- [Request] Images must not appear in your copy; reproduce every other part of the records exactly.

(Entries with chart source code)
- - - - -

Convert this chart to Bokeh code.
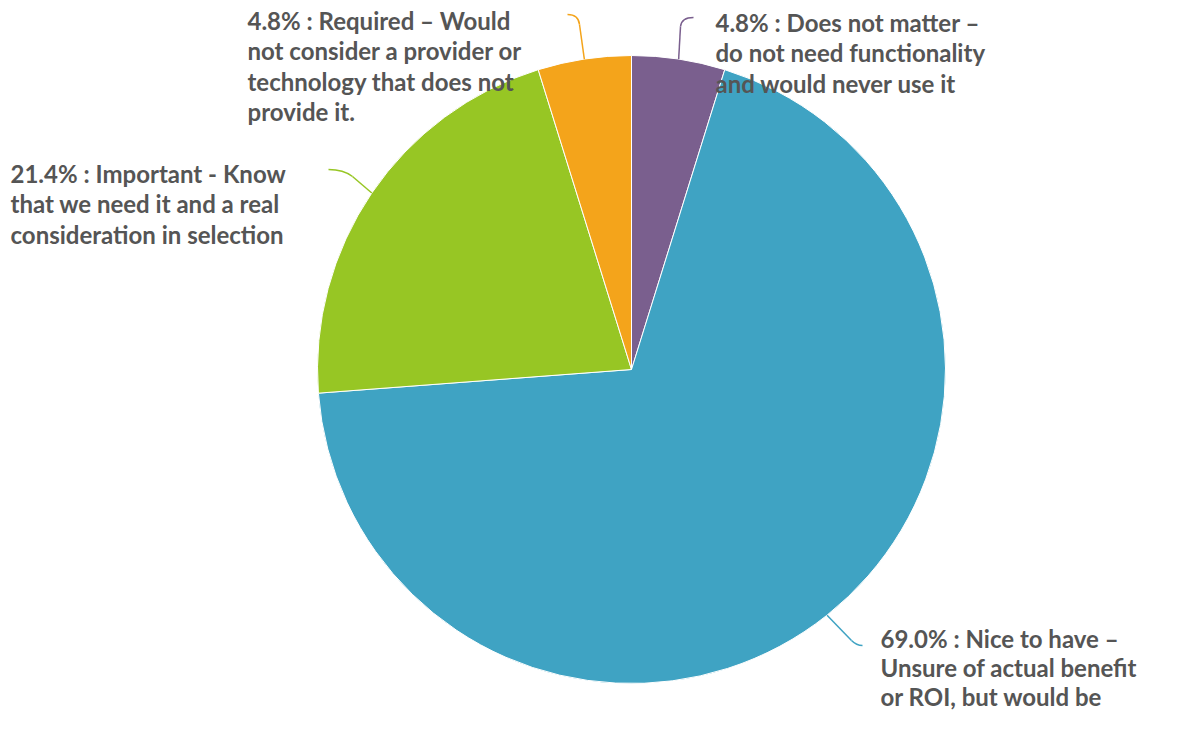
import numpy as np
from bokeh.plotting import figure
from bokeh.models import Range1d
from bokeh.core.properties import value
from bokeh.embed import file_html
from bokeh.resources import INLINE

# ---- data ----
categories = ["Does not matter", "Nice to have", "Important", "Required"]
shares = [4.8, 69.0, 21.4, 4.8]
colors = ["#7a5f8e", "#3fa3c3", "#97c624", "#f4a41b"]
label_lines = [
    ["4.8% : Does not matter –", "do not need functionality", "and would never use it"],
    ["69.0% : Nice to have –", "Unsure of actual benefit", "or ROI, but would be"],
    ["21.4% : Important - Know", "that we need it and a real", "consideration in selection"],
    ["4.8% : Required – Would", "not consider a provider or", "technology that does not", "provide it."],
]

W, H = 1170, 717

def yd(y):  # picture pixel y -> data y
    return H - y

p = figure(width=W, height=H, output_backend="svg", toolbar_location=None,
           x_range=Range1d(0, W), y_range=Range1d(0, H), min_border=0)
p.axis.visible = False
p.grid.visible = False
p.outline_line_color = None
p.background_fill_color = "white"

cx, cy, R = 631, yd(369), 314
frac = np.array(shares) / np.sum(shares)
cum = np.concatenate([[0], np.cumsum(frac)])
starts = np.pi / 2 - 2 * np.pi * cum[:-1]
ends = np.pi / 2 - 2 * np.pi * cum[1:]
mids = (starts + ends) / 2

p.wedge(x=cx, y=cy, radius=R, radius_units="screen", start_angle=list(starts),
        end_angle=list(ends), direction="clock", fill_color=colors,
        line_color="white", line_width=1)

# leader lines: (bend point, control point, end point) in picture px
leaders = [
    ((680, 26), (681, 17), (693, 17)),
    ((851, 640), (856, 645), (862, 645)),
    ((352, 176), (343, 169), (328, 169)),
    ((579, 24), (578, 14), (567, 14)),
]
for i, (b, c, e) in enumerate(leaders):
    ex = cx + R * np.cos(mids[i])
    ey = cy + R * np.sin(mids[i])
    p.line([ex, b[0]], [ey, yd(b[1])], line_color=colors[i], line_width=1.5)
    p.quadratic(x0=b[0], y0=yd(b[1]), cx=c[0], cy=yd(c[1]), x1=e[0], y1=yd(e[1]),
                line_color=colors[i], line_width=1.5)

# label anchors (left x, first line y) in picture px, with line spacing
anchors = [(715, 22, 30.3), (880, 638, 29.0), (10, 173, 30.3), (247, 20, 30.3)]
xs, ys, ts = [], [], []
for (ax, ay, sp), lines in zip(anchors, label_lines):
    for k, t in enumerate(lines):
        xs.append(ax)
        ys.append(yd(ay + k * sp))
        ts.append(t)
p.text(x=xs, y=ys, text=ts, text_font=value("Lato"), text_font_style="bold",
       text_font_size="24px", text_color="#555555", text_align="left",
       text_baseline="alphabetic")

open("out.html", "w").write(file_html(p, INLINE))
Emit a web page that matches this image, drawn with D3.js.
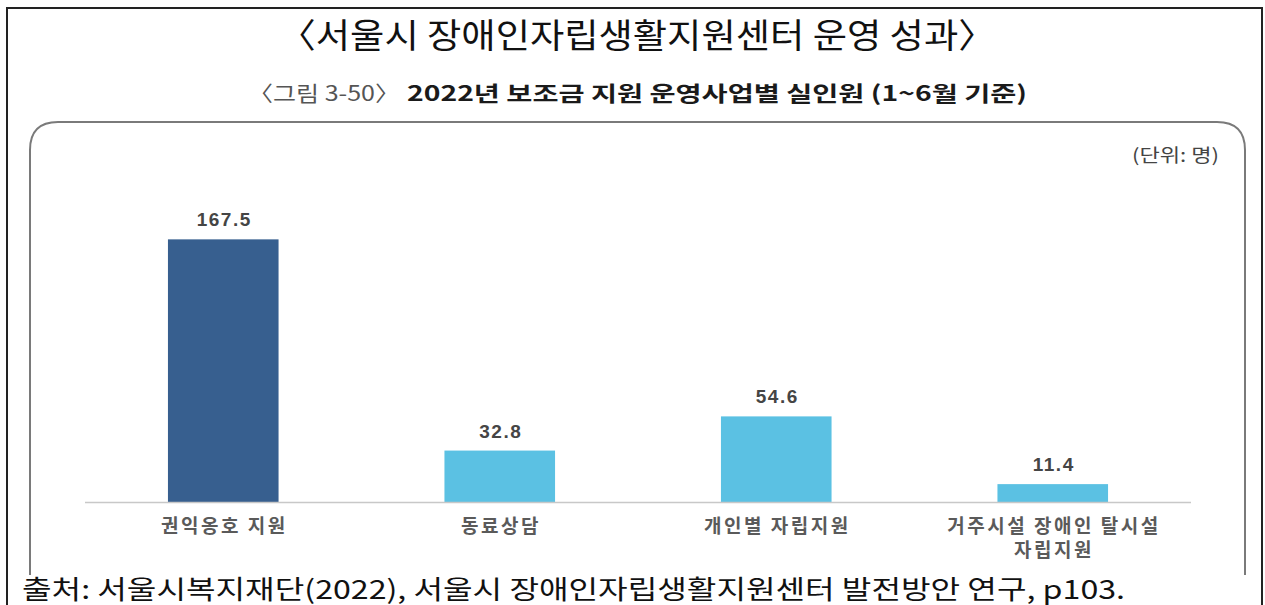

- - - - -

- [Output of the exercise]
Convert this chart to Bokeh code.
import numpy as np
from bokeh.plotting import figure
from bokeh.models import Range1d
from bokeh.core.properties import value
from bokeh.embed import file_html
from bokeh.resources import INLINE

# ---- data ----
categories = ["Does not matter", "Nice to have", "Important", "Required"]
shares = [4.8, 69.0, 21.4, 4.8]
colors = ["#7a5f8e", "#3fa3c3", "#97c624", "#f4a41b"]
label_lines = [
    ["4.8% : Does not matter –", "do not need functionality", "and would never use it"],
    ["69.0% : Nice to have –", "Unsure of actual benefit", "or ROI, but would be"],
    ["21.4% : Important - Know", "that we need it and a real", "consideration in selection"],
    ["4.8% : Required – Would", "not consider a provider or", "technology that does not", "provide it."],
]

W, H = 1170, 717

def yd(y):  # picture pixel y -> data y
    return H - y

p = figure(width=W, height=H, output_backend="svg", toolbar_location=None,
           x_range=Range1d(0, W), y_range=Range1d(0, H), min_border=0)
p.axis.visible = False
p.grid.visible = False
p.outline_line_color = None
p.background_fill_color = "white"

cx, cy, R = 631, yd(369), 314
frac = np.array(shares) / np.sum(shares)
cum = np.concatenate([[0], np.cumsum(frac)])
starts = np.pi / 2 - 2 * np.pi * cum[:-1]
ends = np.pi / 2 - 2 * np.pi * cum[1:]
mids = (starts + ends) / 2

p.wedge(x=cx, y=cy, radius=R, radius_units="screen", start_angle=list(starts),
        end_angle=list(ends), direction="clock", fill_color=colors,
        line_color="white", line_width=1)

# leader lines: (bend point, control point, end point) in picture px
leaders = [
    ((680, 26), (681, 17), (693, 17)),
    ((851, 640), (856, 645), (862, 645)),
    ((352, 176), (343, 169), (328, 169)),
    ((579, 24), (578, 14), (567, 14)),
]
for i, (b, c, e) in enumerate(leaders):
    ex = cx + R * np.cos(mids[i])
    ey = cy + R * np.sin(mids[i])
    p.line([ex, b[0]], [ey, yd(b[1])], line_color=colors[i], line_width=1.5)
    p.quadratic(x0=b[0], y0=yd(b[1]), cx=c[0], cy=yd(c[1]), x1=e[0], y1=yd(e[1]),
                line_color=colors[i], line_width=1.5)

# label anchors (left x, first line y) in picture px, with line spacing
anchors = [(715, 22, 30.3), (880, 638, 29.0), (10, 173, 30.3), (247, 20, 30.3)]
xs, ys, ts = [], [], []
for (ax, ay, sp), lines in zip(anchors, label_lines):
    for k, t in enumerate(lines):
        xs.append(ax)
        ys.append(yd(ay + k * sp))
        ts.append(t)
p.text(x=xs, y=ys, text=ts, text_font=value("Lato"), text_font_style="bold",
       text_font_size="24px", text_color="#555555", text_align="left",
       text_baseline="alphabetic")

open("out.html", "w").write(file_html(p, INLINE))
Emit a web page that matches this image, drawn with D3.js.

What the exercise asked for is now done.